BEGIN RECORDS TO PROCESS
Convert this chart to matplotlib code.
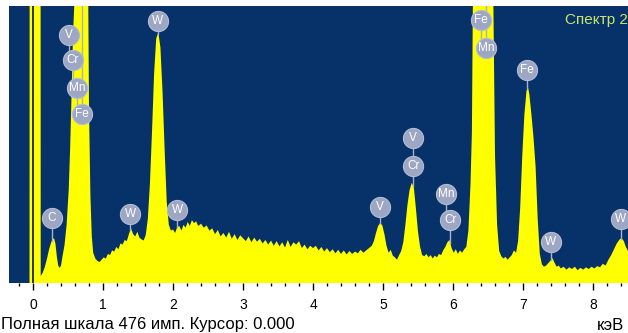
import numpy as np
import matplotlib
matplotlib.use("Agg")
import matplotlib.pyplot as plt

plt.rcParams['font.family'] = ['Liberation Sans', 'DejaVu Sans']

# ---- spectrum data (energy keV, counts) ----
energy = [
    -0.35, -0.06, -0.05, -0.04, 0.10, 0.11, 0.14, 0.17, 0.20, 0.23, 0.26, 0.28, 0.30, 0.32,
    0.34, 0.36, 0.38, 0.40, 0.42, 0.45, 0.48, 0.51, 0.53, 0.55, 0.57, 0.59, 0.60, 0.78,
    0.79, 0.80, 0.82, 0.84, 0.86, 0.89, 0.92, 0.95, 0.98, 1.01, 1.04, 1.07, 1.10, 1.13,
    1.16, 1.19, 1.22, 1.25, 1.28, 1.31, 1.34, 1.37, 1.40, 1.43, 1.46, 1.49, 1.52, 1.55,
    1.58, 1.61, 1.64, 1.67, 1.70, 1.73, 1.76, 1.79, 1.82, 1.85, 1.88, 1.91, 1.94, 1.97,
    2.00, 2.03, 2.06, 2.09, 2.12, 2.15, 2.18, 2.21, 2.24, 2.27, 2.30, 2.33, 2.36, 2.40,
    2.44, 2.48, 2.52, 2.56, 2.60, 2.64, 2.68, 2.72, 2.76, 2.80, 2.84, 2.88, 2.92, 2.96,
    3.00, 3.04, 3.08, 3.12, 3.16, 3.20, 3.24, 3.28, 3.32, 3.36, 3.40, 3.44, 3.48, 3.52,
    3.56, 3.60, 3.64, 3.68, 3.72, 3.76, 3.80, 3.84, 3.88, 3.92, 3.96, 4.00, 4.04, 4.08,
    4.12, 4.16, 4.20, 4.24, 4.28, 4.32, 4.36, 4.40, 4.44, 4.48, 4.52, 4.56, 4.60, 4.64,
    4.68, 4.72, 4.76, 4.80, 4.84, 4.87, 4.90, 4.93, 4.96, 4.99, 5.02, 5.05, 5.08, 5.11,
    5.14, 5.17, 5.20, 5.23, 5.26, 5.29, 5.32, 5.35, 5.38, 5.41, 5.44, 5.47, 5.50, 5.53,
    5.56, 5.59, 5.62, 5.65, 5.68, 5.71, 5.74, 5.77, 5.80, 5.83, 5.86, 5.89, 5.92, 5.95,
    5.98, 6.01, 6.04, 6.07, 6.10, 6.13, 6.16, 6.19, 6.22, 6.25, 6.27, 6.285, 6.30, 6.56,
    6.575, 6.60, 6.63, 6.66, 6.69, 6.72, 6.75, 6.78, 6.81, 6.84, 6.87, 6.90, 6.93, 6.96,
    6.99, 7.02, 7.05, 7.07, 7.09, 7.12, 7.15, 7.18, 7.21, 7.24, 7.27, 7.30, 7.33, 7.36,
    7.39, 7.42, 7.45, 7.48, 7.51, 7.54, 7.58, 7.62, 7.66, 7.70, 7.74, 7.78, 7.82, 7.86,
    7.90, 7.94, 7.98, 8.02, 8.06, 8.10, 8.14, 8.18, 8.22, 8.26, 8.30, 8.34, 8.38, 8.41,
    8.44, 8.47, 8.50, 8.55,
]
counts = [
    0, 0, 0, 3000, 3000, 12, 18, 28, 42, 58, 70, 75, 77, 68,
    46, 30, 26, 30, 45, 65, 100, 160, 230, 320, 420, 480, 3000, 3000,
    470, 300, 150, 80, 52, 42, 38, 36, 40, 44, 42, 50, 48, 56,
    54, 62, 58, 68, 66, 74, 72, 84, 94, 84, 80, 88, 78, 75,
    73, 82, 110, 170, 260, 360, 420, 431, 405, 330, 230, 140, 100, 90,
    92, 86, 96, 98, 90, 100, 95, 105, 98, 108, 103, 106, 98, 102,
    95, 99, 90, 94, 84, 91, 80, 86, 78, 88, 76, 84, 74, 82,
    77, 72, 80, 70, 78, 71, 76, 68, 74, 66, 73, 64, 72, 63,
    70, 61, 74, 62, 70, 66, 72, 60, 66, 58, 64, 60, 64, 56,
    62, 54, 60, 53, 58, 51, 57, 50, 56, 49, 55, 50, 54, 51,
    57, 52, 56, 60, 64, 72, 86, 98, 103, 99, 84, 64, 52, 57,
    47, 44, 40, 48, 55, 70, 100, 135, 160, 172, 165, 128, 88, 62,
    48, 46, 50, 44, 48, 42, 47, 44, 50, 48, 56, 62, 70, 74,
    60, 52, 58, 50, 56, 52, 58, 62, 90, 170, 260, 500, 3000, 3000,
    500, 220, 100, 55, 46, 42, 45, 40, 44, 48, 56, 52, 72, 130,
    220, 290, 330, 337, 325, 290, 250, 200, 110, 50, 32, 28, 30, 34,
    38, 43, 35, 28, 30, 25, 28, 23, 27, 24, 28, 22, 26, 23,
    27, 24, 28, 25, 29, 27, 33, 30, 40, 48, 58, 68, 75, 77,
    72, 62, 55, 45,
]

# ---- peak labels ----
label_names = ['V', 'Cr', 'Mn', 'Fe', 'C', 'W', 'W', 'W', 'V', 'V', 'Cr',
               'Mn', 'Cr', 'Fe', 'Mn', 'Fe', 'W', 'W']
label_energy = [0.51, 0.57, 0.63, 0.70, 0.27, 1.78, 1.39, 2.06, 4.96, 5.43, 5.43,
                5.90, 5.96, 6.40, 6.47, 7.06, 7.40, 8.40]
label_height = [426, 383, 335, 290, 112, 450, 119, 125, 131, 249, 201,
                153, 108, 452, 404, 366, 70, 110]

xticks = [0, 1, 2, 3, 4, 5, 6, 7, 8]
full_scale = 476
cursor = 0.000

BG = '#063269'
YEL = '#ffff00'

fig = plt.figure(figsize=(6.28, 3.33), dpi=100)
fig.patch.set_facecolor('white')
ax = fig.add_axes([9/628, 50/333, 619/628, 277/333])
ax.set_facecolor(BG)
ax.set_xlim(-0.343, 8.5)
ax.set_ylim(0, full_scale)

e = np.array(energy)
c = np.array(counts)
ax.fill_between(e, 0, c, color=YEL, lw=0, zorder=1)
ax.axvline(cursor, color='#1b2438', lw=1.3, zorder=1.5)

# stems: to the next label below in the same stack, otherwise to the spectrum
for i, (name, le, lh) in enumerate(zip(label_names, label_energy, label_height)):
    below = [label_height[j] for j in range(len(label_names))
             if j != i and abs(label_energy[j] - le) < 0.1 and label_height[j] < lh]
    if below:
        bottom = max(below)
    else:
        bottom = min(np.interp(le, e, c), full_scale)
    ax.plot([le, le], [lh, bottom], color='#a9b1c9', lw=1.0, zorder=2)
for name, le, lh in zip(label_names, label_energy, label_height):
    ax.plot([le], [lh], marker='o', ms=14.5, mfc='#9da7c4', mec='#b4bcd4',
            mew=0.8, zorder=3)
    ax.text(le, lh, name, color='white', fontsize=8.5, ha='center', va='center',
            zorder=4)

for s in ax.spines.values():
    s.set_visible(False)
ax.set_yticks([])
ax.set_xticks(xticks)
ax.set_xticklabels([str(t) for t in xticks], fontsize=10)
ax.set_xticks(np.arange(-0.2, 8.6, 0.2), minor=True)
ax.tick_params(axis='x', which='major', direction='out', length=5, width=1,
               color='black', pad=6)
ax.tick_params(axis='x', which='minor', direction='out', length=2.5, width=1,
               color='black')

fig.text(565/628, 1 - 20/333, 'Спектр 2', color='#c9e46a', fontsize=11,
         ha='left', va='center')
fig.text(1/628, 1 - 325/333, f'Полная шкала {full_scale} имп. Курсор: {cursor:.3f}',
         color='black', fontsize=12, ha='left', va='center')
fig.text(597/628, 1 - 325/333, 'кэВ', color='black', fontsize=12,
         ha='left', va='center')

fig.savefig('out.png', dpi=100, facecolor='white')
END RECORDS TO PROCESS
BEGIN RECORDS TO PROCESS
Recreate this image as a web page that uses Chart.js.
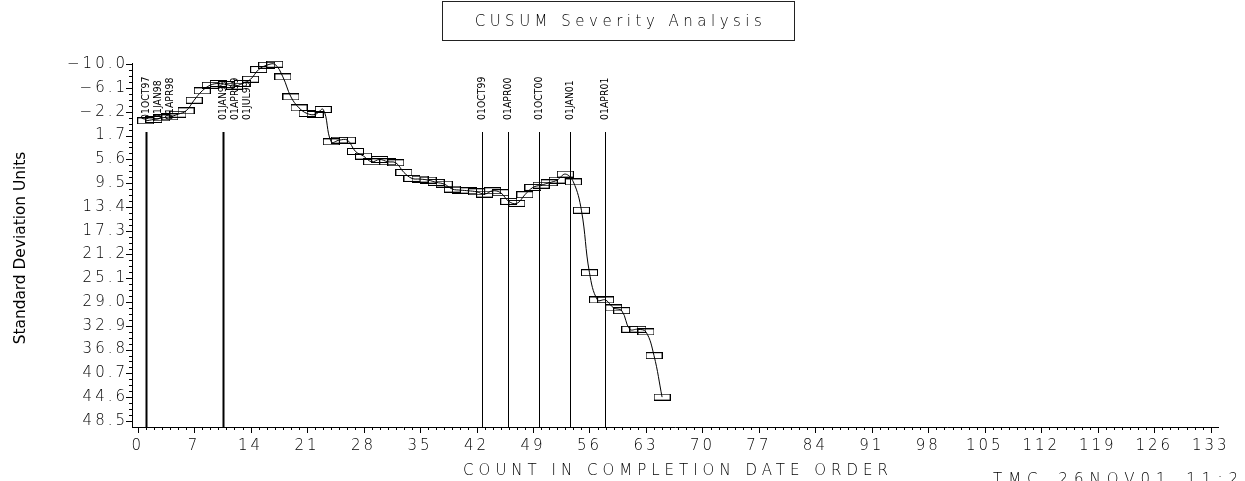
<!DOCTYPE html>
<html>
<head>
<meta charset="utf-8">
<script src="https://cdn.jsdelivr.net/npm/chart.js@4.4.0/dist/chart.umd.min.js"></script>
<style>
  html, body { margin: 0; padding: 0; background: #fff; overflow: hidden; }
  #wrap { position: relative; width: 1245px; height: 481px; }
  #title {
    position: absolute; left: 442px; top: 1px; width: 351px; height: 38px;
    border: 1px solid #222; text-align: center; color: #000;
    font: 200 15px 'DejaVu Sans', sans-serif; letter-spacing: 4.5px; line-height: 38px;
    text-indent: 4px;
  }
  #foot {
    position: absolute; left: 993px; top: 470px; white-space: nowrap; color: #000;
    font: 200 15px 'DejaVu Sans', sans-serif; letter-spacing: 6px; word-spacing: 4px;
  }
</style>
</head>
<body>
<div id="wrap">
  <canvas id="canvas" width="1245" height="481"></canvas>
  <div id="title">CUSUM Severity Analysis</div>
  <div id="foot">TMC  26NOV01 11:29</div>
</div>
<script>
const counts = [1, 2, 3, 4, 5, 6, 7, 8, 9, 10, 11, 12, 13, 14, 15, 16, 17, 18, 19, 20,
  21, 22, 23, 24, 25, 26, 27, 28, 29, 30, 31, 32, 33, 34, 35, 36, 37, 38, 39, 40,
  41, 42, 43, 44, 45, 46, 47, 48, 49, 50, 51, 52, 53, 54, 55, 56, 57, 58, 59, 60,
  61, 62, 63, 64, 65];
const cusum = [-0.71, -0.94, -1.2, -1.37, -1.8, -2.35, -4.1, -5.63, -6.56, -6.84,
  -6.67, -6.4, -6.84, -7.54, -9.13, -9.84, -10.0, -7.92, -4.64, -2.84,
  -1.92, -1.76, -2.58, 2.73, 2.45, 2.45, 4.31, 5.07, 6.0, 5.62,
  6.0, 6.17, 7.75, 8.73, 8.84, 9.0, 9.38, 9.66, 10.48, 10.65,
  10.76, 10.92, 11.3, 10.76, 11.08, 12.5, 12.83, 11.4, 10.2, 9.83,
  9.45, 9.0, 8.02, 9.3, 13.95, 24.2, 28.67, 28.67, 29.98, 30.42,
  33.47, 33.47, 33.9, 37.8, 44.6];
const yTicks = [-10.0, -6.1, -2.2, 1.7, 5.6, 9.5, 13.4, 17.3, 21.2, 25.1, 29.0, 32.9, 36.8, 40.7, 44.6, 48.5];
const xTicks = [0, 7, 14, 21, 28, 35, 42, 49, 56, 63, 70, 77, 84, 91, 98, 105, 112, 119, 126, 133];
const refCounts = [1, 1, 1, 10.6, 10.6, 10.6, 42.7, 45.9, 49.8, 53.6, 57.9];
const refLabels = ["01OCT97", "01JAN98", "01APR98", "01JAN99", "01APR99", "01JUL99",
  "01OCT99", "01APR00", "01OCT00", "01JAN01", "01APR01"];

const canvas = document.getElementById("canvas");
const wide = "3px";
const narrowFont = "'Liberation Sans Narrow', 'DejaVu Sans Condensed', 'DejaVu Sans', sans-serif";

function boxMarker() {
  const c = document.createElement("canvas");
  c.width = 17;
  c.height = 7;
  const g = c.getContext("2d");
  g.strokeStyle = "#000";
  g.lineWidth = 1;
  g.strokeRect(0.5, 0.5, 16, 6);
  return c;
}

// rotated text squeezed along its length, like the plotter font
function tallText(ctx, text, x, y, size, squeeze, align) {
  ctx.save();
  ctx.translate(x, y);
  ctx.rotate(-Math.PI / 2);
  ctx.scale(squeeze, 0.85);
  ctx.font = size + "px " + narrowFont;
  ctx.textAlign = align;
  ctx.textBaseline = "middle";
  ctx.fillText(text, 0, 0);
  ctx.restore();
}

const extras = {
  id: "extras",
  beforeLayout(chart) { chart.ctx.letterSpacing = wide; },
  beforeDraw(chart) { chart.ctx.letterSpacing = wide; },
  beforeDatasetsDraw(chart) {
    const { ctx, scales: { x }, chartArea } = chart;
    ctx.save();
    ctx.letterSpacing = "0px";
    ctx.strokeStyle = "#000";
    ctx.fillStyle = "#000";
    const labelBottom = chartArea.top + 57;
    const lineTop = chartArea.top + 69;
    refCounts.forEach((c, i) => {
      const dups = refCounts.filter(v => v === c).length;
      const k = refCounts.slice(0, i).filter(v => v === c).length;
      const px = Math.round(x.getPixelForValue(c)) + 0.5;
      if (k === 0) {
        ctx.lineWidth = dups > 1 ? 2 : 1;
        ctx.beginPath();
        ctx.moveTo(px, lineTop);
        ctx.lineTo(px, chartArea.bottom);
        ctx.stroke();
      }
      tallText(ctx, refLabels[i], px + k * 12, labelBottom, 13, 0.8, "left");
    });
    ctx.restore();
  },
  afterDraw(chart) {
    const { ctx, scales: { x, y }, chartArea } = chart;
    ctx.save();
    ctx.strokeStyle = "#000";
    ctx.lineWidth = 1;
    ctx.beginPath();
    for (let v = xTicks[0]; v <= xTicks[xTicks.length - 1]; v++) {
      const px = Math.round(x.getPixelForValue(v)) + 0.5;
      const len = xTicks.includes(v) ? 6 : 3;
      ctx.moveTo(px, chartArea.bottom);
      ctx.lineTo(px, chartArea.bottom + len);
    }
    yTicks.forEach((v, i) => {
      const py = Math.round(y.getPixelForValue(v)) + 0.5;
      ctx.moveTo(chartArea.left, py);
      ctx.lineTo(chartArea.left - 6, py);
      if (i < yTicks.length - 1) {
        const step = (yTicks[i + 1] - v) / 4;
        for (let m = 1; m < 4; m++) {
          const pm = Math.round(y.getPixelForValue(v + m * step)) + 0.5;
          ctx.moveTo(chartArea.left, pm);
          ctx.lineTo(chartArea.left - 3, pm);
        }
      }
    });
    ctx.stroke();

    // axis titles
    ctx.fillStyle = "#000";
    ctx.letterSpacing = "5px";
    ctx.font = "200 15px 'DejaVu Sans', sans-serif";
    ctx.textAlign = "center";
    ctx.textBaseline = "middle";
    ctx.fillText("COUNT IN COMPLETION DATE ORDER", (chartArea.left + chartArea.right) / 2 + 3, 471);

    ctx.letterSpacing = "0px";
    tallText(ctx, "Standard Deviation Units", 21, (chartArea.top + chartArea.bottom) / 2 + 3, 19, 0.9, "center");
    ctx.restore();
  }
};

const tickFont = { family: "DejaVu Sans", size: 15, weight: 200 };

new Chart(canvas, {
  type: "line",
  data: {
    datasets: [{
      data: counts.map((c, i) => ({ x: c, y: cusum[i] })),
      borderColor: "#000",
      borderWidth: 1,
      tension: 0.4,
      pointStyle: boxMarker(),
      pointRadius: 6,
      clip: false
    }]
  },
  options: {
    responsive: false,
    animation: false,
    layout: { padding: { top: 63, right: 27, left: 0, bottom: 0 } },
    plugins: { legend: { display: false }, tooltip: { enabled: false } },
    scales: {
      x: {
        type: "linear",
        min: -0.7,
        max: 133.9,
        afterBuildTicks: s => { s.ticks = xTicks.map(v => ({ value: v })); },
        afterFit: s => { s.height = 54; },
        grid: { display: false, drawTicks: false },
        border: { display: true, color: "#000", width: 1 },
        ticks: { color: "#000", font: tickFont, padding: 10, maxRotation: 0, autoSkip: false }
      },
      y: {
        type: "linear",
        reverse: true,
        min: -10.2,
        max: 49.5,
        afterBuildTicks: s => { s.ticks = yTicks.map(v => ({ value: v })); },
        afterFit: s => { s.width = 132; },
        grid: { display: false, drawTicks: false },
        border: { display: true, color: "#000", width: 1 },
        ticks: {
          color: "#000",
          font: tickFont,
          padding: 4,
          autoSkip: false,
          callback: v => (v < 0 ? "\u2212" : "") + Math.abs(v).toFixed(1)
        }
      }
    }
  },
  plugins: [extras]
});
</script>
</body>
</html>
END RECORDS TO PROCESS
BEGIN RECORDS TO PROCESS
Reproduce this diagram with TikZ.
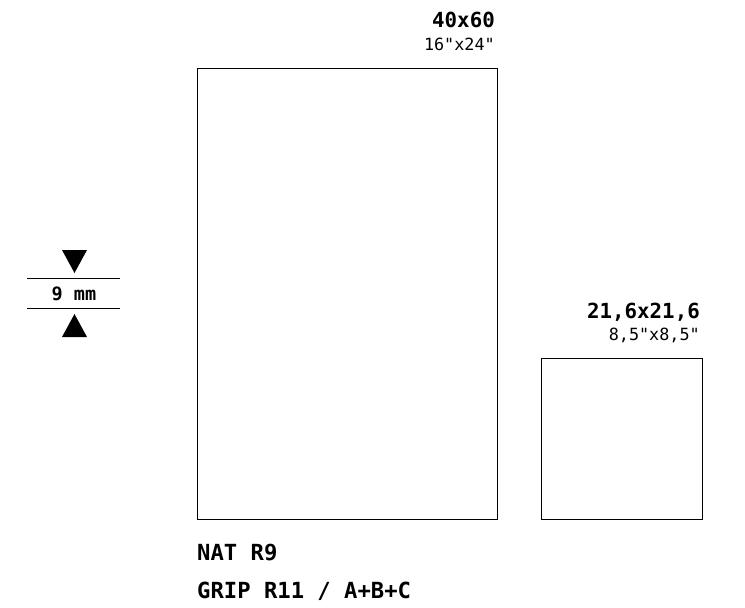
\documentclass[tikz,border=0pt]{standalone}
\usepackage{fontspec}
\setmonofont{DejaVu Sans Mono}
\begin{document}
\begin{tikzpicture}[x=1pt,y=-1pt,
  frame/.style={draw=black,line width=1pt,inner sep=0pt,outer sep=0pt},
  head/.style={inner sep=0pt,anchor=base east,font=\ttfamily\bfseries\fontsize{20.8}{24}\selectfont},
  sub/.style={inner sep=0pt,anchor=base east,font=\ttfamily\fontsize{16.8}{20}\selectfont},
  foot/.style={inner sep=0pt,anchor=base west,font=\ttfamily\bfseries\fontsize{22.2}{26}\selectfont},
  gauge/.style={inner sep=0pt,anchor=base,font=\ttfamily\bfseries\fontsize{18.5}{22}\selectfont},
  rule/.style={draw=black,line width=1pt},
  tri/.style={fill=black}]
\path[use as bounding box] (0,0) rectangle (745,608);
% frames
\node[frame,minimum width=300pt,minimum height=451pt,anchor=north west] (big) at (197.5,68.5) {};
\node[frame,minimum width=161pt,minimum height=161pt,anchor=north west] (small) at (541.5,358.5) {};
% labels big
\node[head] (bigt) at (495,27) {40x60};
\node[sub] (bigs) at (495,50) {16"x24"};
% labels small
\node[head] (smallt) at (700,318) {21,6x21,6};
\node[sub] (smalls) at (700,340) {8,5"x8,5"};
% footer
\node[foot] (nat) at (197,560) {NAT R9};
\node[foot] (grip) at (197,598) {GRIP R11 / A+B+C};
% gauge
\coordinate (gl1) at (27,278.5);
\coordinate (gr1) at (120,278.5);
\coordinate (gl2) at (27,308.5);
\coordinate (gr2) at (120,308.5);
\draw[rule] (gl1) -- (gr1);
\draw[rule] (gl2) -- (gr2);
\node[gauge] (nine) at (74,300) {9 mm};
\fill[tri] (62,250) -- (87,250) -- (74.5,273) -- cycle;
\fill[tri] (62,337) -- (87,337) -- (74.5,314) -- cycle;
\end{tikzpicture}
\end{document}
END RECORDS TO PROCESS
DIRECTIONS: Write out word for word the lines above that run from the one with "Convert this chart to matplotlib code." to the one with "plt.rcParams['font.family'] = ['Liberation". Include both end lines; exclude the images.

RESULT OF THE TASK:
Convert this chart to matplotlib code.
import numpy as np
import matplotlib
matplotlib.use("Agg")
import matplotlib.pyplot as plt

plt.rcParams['font.family'] = ['Liberation Sans', 'DejaVu Sans']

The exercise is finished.